The exercise | Transcribe only the part of the material below that begins at the line containing "Emit a web page" and ends at the line containing "const pairs = (xs, ys)", with both kept and images left out.

Provided information |
————————
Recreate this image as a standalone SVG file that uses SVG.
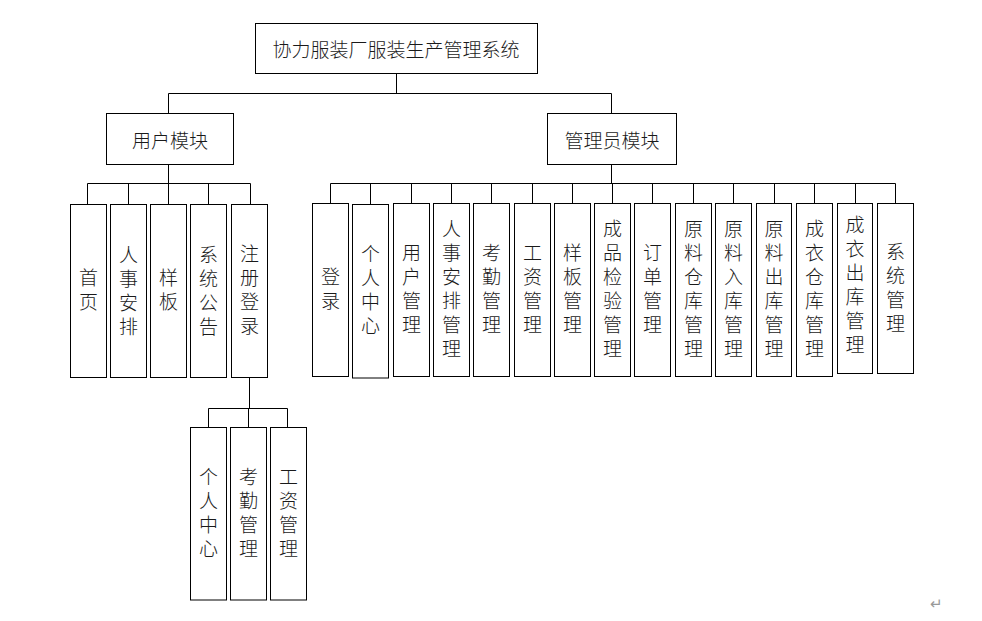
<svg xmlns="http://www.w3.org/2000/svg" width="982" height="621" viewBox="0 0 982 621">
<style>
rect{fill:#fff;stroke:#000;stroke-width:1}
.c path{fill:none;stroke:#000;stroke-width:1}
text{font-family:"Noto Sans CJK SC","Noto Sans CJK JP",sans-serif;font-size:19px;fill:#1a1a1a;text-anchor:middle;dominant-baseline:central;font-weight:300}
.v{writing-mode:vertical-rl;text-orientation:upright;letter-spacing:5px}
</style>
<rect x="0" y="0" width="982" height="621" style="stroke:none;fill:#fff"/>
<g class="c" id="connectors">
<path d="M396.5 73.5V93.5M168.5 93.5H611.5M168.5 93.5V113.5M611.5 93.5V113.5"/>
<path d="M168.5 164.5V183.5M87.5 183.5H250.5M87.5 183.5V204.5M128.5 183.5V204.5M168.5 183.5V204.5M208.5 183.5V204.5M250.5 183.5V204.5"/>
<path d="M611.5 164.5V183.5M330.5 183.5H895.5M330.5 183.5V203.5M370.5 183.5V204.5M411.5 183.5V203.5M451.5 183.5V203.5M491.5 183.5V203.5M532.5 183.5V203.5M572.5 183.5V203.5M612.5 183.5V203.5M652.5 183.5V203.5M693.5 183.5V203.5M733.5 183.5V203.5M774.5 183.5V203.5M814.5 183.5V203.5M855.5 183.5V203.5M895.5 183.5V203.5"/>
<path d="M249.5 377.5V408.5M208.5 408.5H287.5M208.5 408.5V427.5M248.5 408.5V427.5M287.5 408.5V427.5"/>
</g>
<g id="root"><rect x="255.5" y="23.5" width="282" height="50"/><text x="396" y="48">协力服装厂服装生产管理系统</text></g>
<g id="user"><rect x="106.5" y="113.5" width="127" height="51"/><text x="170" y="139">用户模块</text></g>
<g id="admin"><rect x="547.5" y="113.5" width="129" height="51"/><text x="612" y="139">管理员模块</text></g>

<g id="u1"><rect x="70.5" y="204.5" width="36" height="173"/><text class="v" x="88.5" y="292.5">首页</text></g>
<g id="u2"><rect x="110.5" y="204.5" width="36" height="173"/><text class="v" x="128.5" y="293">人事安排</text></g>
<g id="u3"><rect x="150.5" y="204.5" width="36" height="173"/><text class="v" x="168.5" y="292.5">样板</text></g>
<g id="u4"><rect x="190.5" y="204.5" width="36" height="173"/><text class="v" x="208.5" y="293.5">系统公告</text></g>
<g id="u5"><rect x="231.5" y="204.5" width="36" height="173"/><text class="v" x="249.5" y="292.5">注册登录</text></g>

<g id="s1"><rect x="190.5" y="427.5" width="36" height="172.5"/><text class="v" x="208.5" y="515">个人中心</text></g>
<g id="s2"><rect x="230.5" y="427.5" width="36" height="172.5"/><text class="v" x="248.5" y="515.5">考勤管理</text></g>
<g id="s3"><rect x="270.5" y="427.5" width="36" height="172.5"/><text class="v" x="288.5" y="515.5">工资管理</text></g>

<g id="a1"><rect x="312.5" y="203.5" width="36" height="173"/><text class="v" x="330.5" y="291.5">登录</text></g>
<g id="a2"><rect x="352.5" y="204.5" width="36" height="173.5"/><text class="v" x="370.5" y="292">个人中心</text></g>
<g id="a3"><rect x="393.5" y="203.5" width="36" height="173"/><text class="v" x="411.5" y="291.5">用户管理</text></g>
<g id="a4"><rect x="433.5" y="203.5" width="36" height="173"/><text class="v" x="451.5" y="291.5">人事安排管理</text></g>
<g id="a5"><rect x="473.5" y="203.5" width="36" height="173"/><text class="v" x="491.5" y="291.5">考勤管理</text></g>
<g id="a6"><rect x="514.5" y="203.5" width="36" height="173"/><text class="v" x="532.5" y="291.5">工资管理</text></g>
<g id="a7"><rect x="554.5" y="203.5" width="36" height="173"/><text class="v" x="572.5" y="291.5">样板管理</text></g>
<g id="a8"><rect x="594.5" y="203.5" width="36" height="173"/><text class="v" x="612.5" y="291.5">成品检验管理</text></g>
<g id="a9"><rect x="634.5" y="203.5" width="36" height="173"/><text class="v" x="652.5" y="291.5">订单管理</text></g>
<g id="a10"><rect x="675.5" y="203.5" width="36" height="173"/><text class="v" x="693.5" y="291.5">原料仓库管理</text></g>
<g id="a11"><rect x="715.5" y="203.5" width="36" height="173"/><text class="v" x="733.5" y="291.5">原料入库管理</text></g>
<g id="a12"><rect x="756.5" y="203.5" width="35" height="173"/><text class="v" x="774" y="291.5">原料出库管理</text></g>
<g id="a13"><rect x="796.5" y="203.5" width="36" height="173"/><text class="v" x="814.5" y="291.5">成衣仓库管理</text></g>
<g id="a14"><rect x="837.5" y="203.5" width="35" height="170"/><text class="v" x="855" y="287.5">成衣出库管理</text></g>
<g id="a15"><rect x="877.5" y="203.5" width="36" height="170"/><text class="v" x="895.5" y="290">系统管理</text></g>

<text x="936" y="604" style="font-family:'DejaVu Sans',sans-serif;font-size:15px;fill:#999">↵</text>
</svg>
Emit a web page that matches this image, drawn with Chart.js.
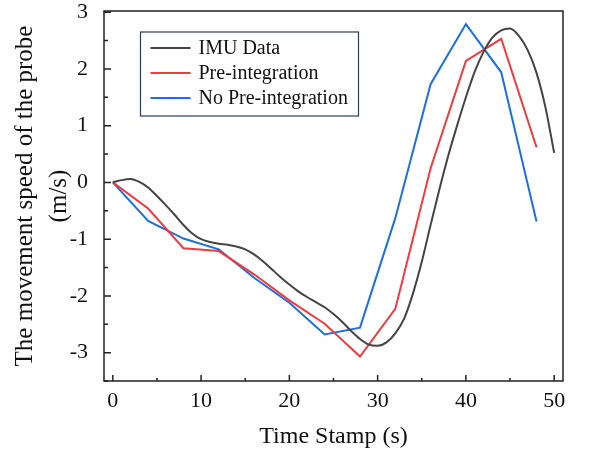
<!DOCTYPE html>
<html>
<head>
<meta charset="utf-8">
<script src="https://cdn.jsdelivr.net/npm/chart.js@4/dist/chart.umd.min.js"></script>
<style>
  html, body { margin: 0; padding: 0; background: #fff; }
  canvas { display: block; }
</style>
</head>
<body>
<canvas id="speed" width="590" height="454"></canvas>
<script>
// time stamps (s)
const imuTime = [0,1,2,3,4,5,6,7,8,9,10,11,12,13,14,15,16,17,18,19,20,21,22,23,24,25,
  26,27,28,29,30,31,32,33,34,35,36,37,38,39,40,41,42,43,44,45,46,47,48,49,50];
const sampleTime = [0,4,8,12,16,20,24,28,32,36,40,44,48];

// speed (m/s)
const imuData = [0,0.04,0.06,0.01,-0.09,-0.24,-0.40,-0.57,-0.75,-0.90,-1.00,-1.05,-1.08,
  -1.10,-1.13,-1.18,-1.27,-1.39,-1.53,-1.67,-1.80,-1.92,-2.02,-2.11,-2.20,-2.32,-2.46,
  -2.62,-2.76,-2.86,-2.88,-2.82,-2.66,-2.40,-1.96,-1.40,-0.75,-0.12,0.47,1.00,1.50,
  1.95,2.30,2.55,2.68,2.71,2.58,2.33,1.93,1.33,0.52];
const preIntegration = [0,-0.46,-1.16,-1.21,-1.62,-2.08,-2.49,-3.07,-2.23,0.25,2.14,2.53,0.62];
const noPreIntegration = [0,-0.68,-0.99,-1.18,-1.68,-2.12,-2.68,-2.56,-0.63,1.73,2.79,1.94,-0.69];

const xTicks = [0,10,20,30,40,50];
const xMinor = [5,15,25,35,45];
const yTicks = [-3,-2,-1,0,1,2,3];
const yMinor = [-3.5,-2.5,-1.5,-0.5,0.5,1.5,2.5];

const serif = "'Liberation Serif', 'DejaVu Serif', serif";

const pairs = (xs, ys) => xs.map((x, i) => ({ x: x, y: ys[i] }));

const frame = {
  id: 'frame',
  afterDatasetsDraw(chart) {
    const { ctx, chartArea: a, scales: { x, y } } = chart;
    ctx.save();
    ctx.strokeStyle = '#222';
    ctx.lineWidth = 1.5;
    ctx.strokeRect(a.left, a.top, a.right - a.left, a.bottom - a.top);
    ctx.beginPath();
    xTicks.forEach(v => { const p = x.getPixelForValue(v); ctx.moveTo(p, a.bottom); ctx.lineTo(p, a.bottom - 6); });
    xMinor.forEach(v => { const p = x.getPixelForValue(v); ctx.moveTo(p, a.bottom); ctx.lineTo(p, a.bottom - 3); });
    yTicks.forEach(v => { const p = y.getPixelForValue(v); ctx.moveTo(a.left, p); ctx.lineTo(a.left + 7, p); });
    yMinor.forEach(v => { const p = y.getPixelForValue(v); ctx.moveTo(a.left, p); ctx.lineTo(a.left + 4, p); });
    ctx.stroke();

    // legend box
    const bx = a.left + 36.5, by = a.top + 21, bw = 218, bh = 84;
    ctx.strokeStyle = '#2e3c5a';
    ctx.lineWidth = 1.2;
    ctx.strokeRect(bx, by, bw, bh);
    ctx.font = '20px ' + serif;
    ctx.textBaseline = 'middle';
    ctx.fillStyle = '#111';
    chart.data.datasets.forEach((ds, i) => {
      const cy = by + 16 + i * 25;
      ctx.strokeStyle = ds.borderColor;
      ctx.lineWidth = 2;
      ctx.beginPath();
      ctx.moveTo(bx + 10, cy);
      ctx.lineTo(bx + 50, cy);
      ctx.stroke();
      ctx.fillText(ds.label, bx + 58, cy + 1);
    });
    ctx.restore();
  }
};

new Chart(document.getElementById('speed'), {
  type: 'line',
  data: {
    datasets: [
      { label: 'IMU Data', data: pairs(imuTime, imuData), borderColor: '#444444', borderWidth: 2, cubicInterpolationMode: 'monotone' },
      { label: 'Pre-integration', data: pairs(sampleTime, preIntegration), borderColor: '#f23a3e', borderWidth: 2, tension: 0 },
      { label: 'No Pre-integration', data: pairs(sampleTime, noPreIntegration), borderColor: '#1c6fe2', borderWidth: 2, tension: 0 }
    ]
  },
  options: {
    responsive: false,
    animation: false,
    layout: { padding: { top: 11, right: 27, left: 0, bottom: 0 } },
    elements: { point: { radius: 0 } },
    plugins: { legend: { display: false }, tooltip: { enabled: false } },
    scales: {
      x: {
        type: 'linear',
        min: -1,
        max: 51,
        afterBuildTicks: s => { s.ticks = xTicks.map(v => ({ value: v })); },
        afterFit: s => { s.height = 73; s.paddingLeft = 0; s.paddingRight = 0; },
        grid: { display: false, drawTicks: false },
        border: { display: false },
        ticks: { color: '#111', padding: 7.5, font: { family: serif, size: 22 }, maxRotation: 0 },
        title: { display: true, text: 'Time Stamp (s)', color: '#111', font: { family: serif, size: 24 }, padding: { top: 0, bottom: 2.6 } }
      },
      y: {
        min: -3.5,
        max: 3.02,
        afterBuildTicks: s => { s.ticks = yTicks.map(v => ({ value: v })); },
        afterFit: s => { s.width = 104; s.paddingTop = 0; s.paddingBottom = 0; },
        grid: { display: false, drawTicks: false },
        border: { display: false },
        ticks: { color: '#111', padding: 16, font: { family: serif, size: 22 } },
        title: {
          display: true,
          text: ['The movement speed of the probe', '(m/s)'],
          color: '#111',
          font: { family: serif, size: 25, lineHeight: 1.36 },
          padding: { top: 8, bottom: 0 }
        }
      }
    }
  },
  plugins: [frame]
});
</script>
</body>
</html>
————————
Answer to this problem |
Emit a web page that matches this image, drawn with Chart.js.
<!DOCTYPE html>
<html>
<head>
<meta charset="utf-8">
<script src="https://cdn.jsdelivr.net/npm/chart.js@4/dist/chart.umd.min.js"></script>
<style>
  html, body { margin: 0; padding: 0; background: #fff; }
  canvas { display: block; }
</style>
</head>
<body>
<canvas id="speed" width="590" height="454"></canvas>
<script>
// time stamps (s)
const imuTime = [0,1,2,3,4,5,6,7,8,9,10,11,12,13,14,15,16,17,18,19,20,21,22,23,24,25,
  26,27,28,29,30,31,32,33,34,35,36,37,38,39,40,41,42,43,44,45,46,47,48,49,50];
const sampleTime = [0,4,8,12,16,20,24,28,32,36,40,44,48];

// speed (m/s)
const imuData = [0,0.04,0.06,0.01,-0.09,-0.24,-0.40,-0.57,-0.75,-0.90,-1.00,-1.05,-1.08,
  -1.10,-1.13,-1.18,-1.27,-1.39,-1.53,-1.67,-1.80,-1.92,-2.02,-2.11,-2.20,-2.32,-2.46,
  -2.62,-2.76,-2.86,-2.88,-2.82,-2.66,-2.40,-1.96,-1.40,-0.75,-0.12,0.47,1.00,1.50,
  1.95,2.30,2.55,2.68,2.71,2.58,2.33,1.93,1.33,0.52];
const preIntegration = [0,-0.46,-1.16,-1.21,-1.62,-2.08,-2.49,-3.07,-2.23,0.25,2.14,2.53,0.62];
const noPreIntegration = [0,-0.68,-0.99,-1.18,-1.68,-2.12,-2.68,-2.56,-0.63,1.73,2.79,1.94,-0.69];

const xTicks = [0,10,20,30,40,50];
const xMinor = [5,15,25,35,45];
const yTicks = [-3,-2,-1,0,1,2,3];
const yMinor = [-3.5,-2.5,-1.5,-0.5,0.5,1.5,2.5];

const serif = "'Liberation Serif', 'DejaVu Serif', serif";

const pairs = (xs, ys) => xs.map((x, i) => ({ x: x, y: ys[i] }));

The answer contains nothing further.